[Set exercise]
Without the pictures, extract every line from the start of the material to the line containing "Sans Mono', 'Noto", both ends included.

[Information provided]
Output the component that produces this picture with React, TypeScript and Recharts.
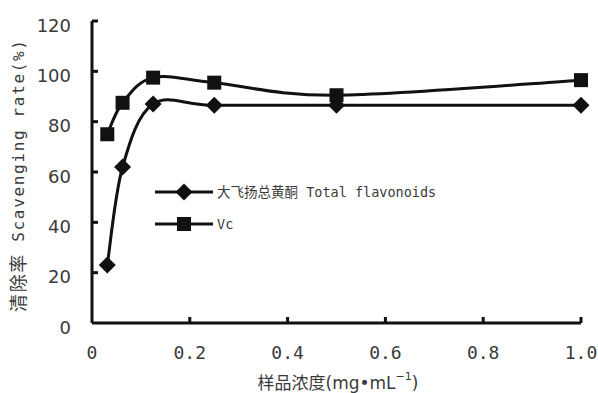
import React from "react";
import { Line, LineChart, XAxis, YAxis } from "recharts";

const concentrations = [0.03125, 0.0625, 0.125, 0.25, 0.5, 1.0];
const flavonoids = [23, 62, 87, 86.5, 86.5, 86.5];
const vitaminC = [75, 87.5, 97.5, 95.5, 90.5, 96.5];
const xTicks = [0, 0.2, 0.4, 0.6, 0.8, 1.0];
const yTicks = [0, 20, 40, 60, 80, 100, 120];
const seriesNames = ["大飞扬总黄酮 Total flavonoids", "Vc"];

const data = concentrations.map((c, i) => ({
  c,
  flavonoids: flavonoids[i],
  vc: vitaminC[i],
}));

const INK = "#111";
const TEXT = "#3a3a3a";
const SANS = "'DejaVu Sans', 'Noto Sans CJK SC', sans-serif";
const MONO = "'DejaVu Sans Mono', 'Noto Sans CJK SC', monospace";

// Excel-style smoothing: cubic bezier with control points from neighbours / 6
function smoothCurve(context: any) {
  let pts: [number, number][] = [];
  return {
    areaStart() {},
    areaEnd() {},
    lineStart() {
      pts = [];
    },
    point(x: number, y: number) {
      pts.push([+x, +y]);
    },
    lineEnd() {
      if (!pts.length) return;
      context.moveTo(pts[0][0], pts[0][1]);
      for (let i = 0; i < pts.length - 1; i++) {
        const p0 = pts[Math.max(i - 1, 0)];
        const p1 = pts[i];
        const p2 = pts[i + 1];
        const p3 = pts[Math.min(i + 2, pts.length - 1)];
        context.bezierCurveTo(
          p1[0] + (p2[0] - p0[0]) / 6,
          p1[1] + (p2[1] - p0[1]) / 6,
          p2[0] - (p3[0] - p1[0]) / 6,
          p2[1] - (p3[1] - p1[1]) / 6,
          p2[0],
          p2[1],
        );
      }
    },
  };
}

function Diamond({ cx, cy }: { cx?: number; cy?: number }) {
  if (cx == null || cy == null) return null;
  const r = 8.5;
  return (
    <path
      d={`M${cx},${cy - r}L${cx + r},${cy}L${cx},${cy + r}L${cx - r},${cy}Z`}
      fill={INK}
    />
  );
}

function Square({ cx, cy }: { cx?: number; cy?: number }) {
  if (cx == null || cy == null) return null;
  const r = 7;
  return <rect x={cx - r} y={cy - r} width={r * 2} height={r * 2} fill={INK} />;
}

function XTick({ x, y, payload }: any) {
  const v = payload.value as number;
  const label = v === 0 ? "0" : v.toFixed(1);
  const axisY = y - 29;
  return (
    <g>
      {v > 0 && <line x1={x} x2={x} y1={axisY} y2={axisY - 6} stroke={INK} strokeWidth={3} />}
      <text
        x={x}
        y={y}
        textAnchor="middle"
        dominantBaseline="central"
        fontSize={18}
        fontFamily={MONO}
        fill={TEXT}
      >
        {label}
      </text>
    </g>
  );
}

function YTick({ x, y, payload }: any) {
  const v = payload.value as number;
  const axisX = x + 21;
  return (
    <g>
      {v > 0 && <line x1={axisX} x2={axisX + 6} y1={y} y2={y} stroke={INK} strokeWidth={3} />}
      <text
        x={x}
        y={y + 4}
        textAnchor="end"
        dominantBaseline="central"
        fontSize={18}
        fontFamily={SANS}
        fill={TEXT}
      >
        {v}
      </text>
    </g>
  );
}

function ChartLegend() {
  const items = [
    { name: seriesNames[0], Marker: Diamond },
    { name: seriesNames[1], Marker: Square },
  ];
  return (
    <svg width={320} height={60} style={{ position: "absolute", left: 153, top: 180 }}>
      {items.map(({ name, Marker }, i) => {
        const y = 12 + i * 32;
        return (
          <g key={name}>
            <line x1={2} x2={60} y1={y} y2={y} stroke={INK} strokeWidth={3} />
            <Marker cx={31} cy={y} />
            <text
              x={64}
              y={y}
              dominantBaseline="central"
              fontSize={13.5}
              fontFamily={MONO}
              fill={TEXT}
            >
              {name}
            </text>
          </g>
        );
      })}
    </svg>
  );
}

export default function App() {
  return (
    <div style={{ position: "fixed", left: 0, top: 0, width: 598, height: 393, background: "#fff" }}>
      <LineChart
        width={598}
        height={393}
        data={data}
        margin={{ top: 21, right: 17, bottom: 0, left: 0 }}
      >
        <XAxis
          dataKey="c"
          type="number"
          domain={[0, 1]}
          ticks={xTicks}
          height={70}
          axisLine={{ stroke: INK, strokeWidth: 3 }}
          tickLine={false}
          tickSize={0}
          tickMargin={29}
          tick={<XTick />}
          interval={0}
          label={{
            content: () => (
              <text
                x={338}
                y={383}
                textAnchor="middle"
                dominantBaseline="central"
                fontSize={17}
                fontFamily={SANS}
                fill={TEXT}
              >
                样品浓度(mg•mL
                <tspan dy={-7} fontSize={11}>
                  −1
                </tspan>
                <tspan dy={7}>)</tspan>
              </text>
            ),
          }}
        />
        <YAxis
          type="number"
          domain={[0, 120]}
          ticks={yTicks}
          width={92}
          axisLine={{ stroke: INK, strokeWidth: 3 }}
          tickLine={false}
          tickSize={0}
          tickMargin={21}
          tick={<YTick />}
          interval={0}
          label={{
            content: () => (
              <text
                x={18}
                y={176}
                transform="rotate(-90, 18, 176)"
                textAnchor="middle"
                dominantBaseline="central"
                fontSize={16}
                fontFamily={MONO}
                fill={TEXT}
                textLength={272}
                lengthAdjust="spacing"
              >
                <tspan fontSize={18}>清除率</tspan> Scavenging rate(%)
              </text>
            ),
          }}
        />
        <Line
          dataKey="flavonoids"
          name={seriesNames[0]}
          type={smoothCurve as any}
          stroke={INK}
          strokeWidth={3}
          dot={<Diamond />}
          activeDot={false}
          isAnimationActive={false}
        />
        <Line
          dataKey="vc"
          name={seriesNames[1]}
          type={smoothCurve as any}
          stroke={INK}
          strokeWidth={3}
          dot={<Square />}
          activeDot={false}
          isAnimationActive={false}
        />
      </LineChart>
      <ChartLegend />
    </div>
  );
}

[Full answer]
Output the component that produces this picture with React, TypeScript and Recharts.
import React from "react";
import { Line, LineChart, XAxis, YAxis } from "recharts";

const concentrations = [0.03125, 0.0625, 0.125, 0.25, 0.5, 1.0];
const flavonoids = [23, 62, 87, 86.5, 86.5, 86.5];
const vitaminC = [75, 87.5, 97.5, 95.5, 90.5, 96.5];
const xTicks = [0, 0.2, 0.4, 0.6, 0.8, 1.0];
const yTicks = [0, 20, 40, 60, 80, 100, 120];
const seriesNames = ["大飞扬总黄酮 Total flavonoids", "Vc"];

const data = concentrations.map((c, i) => ({
  c,
  flavonoids: flavonoids[i],
  vc: vitaminC[i],
}));

const INK = "#111";
const TEXT = "#3a3a3a";
const SANS = "'DejaVu Sans', 'Noto Sans CJK SC', sans-serif";
const MONO = "'DejaVu Sans Mono', 'Noto Sans CJK SC', monospace";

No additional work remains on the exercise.